When ruling on a demurrer, the Court may only consider the complaint’s allegations or matters which may be judicially noticed. (Blank, supra, 39 Cal.3d at 318.) The Court may not consider any other extrinsic evidence or judge the credibility of the allegations plead or the difficulty a plaintiff may have in proving his allegations. (Ion Equip. Corp. v. Nelson (1980) 110 Cal.App.3d 868, 881.) A demurrer is properly sustained only when the complaint, liberally construed, fails to state facts sufficient to constitute any cause of action. (Kramer v. Intuit Inc. (2004) 121 Cal.App.4th 574, 578.)

 

Cross-Complainants’ claims in the TACC concern an insurance dispute arising from an automobile accident that took place on August 7, 2019. (TACC ¶ 10.) The accident involved Cross-Complainants Gevork Dashtoyan (as driver) and Narek Hakobyan, in one vehicle, and Diana Gevorgyan, in the other vehicle. (TACC ¶ 10.) The vehicle that Gevorgyan was driving was insured by Liberty Mutual Insurance Company (Liberty Mutual) and owned by Nazaret, who had rented the vehicle to Gevorgyan through Turo, an online car sharing service. (TACC ¶ 12.) The vehicle driven by Dashtoyan was owned by Asatur Kocharyan and insured by State Farm Insurance Company (State Farm). (TACC ¶ 9.) Gevorgyan was allegedly the sole cause of the accident through her negligence. (TACC ¶ 14.)

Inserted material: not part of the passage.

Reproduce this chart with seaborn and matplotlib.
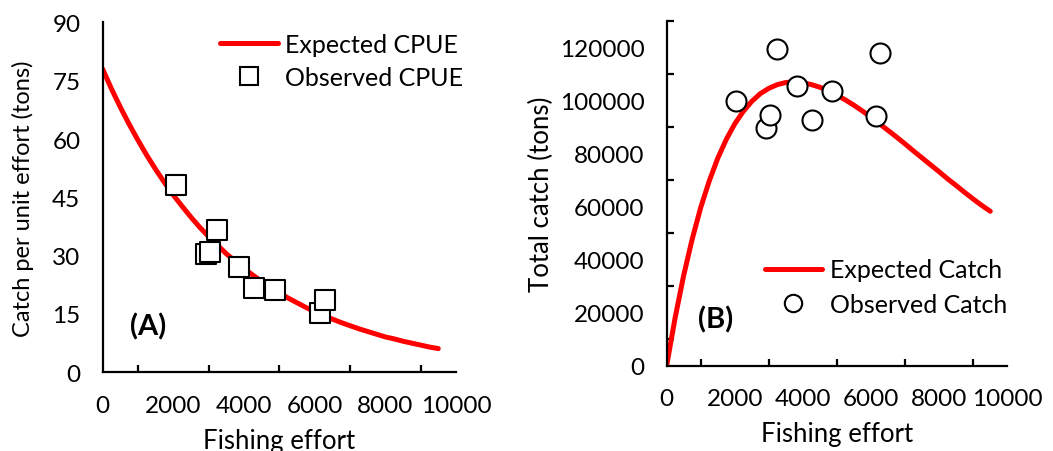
import matplotlib
matplotlib.use("Agg")
import matplotlib.pyplot as plt
import seaborn as sns
import pandas as pd
from matplotlib.lines import Line2D
from matplotlib.ticker import MultipleLocator

# ---- data ----
curve_effort = [0, 250, 500, 750, 1000, 1250, 1500, 1750, 2000, 2250,
                2500, 2750, 3000, 3250, 3500, 3750, 4000, 4250, 4500, 4750,
                5000, 5250, 5500, 5750, 6000, 6250, 6500, 6750, 7000, 7250,
                7500, 7750, 8000, 8250, 8500, 8750, 9000, 9250, 9500]
curve_cpue = [78.0, 72.9, 68.2, 63.8, 59.7, 55.8, 52.2, 48.8, 45.6, 42.7,
              39.9, 37.3, 34.9, 32.7, 30.5, 28.6, 26.7, 25.0, 23.4, 21.8,
              20.4, 19.1, 17.9, 16.7, 15.6, 14.6, 13.7, 12.8, 12.0, 11.2,
              10.5, 9.8, 9.1, 8.6, 8.0, 7.5, 7.0, 6.5, 6.1]
curve_catch = [0, 18200, 34100, 47800, 59700, 69700, 78300, 85400, 91300, 96000,
               99800, 102700, 104700, 106100, 106900, 107100, 106800, 106100, 105100, 103800,
               102100, 100300, 98300, 96100, 93800, 91300, 88800, 86300, 83700, 81000,
               78400, 75800, 73200, 70500, 68000, 65400, 62900, 60500, 58300]

obs_effort_a = [2066, 2924, 3037, 3245, 3858, 4283, 4877, 6151, 6292]
obs_cpue = [48.2, 30.4, 31.0, 36.7, 27.2, 21.6, 21.2, 15.2, 18.7]

obs_effort_b = [2034, 2906, 3032, 3229, 3834, 4256, 4862, 6134, 6261]
obs_catch = [100100, 89800, 94800, 119600, 105500, 92700, 103700, 94400, 118000]

sns.set_style("white")
plt.rcParams['font.family'] = ['Lato', 'DejaVu Sans']
plt.rcParams['text.color'] = 'black'
plt.rcParams['axes.labelcolor'] = 'black'

curve_df = pd.DataFrame({"effort": curve_effort, "cpue": curve_cpue, "catch": curve_catch})
obs_a = pd.DataFrame({"effort": obs_effort_a, "cpue": obs_cpue})
obs_b = pd.DataFrame({"effort": obs_effort_b, "catch": obs_catch})

fig = plt.figure(figsize=(10.53, 4.52), dpi=100)
ax1 = fig.add_axes([0.0975, 0.1741, 0.3355, 0.774])
ax2 = fig.add_axes([0.6331, 0.1887, 0.3235, 0.762])

RED = "#ff0000"
LW = 3.6
TICK_FS = 17.5
LAB_FS = 18.5
LEG_FS = 18

sns.lineplot(data=curve_df, x="effort", y="cpue", ax=ax1, color=RED, linewidth=LW,
             zorder=2, solid_capstyle="round")
sns.scatterplot(data=obs_a, x="effort", y="cpue", ax=ax1, marker="s", s=14.4**2,
                facecolor="white", edgecolor="black", linewidth=1.5, zorder=3)

sns.lineplot(data=curve_df, x="effort", y="catch", ax=ax2, color=RED, linewidth=LW,
             zorder=2, solid_capstyle="round")
sns.scatterplot(data=obs_b, x="effort", y="catch", ax=ax2, marker="o", s=14.4**2,
                facecolor="white", edgecolor="black", linewidth=1.5, zorder=3)

for ax in (ax1, ax2):
    for s in ("top", "right"):
        ax.spines[s].set_visible(False)
    for s in ("left", "bottom"):
        ax.spines[s].set_linewidth(1.6)
        ax.spines[s].set_color("black")
    ax.set_xlim(0, 10000)
    ax.xaxis.set_major_locator(MultipleLocator(2000))
    ax.xaxis.set_minor_locator(MultipleLocator(1000))
    ax.tick_params(which="major", direction="inout", length=12, width=1.6,
                   labelsize=TICK_FS, pad=10, colors="black")
    ax.tick_params(which="minor", direction="in", length=5, width=1.6, colors="black")
    ax.tick_params(axis="x", which="minor", bottom=True)
    ax.set_xlabel("Fishing effort", fontsize=LAB_FS, labelpad=9)

ax1.set_ylim(0, 90)
ax1.yaxis.set_major_locator(MultipleLocator(15))
ax1.set_ylabel("Catch per unit effort (tons)", fontsize=17, labelpad=13)
ax1.text(770, 11.9, "(A)", fontsize=21, fontweight="bold", va="center", ha="left")

ax2.set_ylim(0, 130000)
ax2.yaxis.set_major_locator(MultipleLocator(20000))
ax2.yaxis.set_minor_locator(MultipleLocator(10000))
ax2.tick_params(axis="y", which="minor", left=True)
ax2.set_ylabel("Total catch (tons)", fontsize=LAB_FS, labelpad=4)
ax2.text(920, 17600, "(B)", fontsize=21, fontweight="bold", va="center", ha="left")

h1 = [Line2D([], [], color=RED, linewidth=LW),
      Line2D([], [], marker="s", linestyle="none", markersize=12.5,
             markerfacecolor="white", markeredgecolor="black", markeredgewidth=1.5)]
ax1.legend(h1, ["Expected CPUE", "Observed CPUE"], loc="upper right",
           bbox_to_anchor=(1.085, 1.035), frameon=False, fontsize=LEG_FS,
           handlelength=2.3, handletextpad=0.3, labelspacing=0.4)

h2 = [Line2D([], [], color=RED, linewidth=LW),
      Line2D([], [], marker="o", linestyle="none", markersize=12.5,
             markerfacecolor="white", markeredgecolor="black", markeredgewidth=1.5)]
ax2.legend(h2, ["Expected Catch", "Observed Catch"], loc="lower right",
           bbox_to_anchor=(1.065, 0.08), frameon=False, fontsize=LEG_FS,
           handlelength=2.3, handletextpad=0.3, labelspacing=0.45)

fig.savefig("out.png", dpi=100)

Cross-Complainants filed claims with State Farm and Liberty Mutual for property damages and personal injury resulting from the accident. (TACC ¶ 16.) After investigation, Liberty Mutual advised Cross-Complainants that it would accept coverage and liability for the accident. (TACC ¶ 23.) On March 18, 2020, Liberty Mutual reneged on its acceptance of liability and instead assigned the matter for investigation, purportedly on the basis that there was evidence of a “roll over” collision. (TACC ¶¶ 27-28.) On August 6, 2020, State Farm filed the current action for declaratory relief against Cross-Complainants, seeking to deny coverage for the August 7, 2019 accident. (TACC ¶ 31.)

 

            Cross-Complainants assert claims against Nazaret for general negligence, motor vehicle negligence, and negligent entrustment. The sole factual allegation regarding Nazaret is his loan of the vehicle to Gevorgyan through Turo. (TACC ¶ 12.)

 

As with Turo’s demurrer to the First Amended Cross-Complaint (FACC), the Court agrees with Nazaret that Cross-Complainants’ claims against him for bodily injury are time-barred by the two-year statute of limitations for actions for injury due to negligence. (Code Civ. Proc. § 335.1.) But regardless of the time bar, the claims against Nazaret fail due to Insurance Code § 11580.24, subd. (d). That section provides as follows:

Notwithstanding any other provision of law or any provision in a private passenger motor vehicle owner’s automobile insurance policy, in the event of a loss or injury that occurs during any time period when the vehicle is under the operation and control of a person, other than the vehicle owner, pursuant to a personal vehicle sharing program, or otherwise under the control of a personal vehicle sharing program, the personal vehicle sharing program shall assume all liability of the owner and shall be considered the owner of the vehicle for all purposes. Nothing in this section limits the liability of the personal vehicle sharing program for its acts or omissions that result in injury to any persons as a result of the use or operation of a personal vehicle sharing program.

 

Nazaret allegedly rented his vehicle to Gevorgyan through Turo, an online car sharing service. (FACC ¶ 12.) Consequently, for any injuries resulting from Gevorgyan’s operation and control of the vehicle, Turo “shall assume all liability of the owner and shall be considered the owner of the vehicle for all purposes.” (Ins. Code § 11580.24, subd. (d).) Conversely, Nazaret cannot legally be considered the owner of the loaned vehicle and cannot be held liable for any resulting damages. Cross-Complainants’ claims against Nazaret for General Negligence, Negligence (Motor Vehicle), and Negligent Entrustment therefore fail.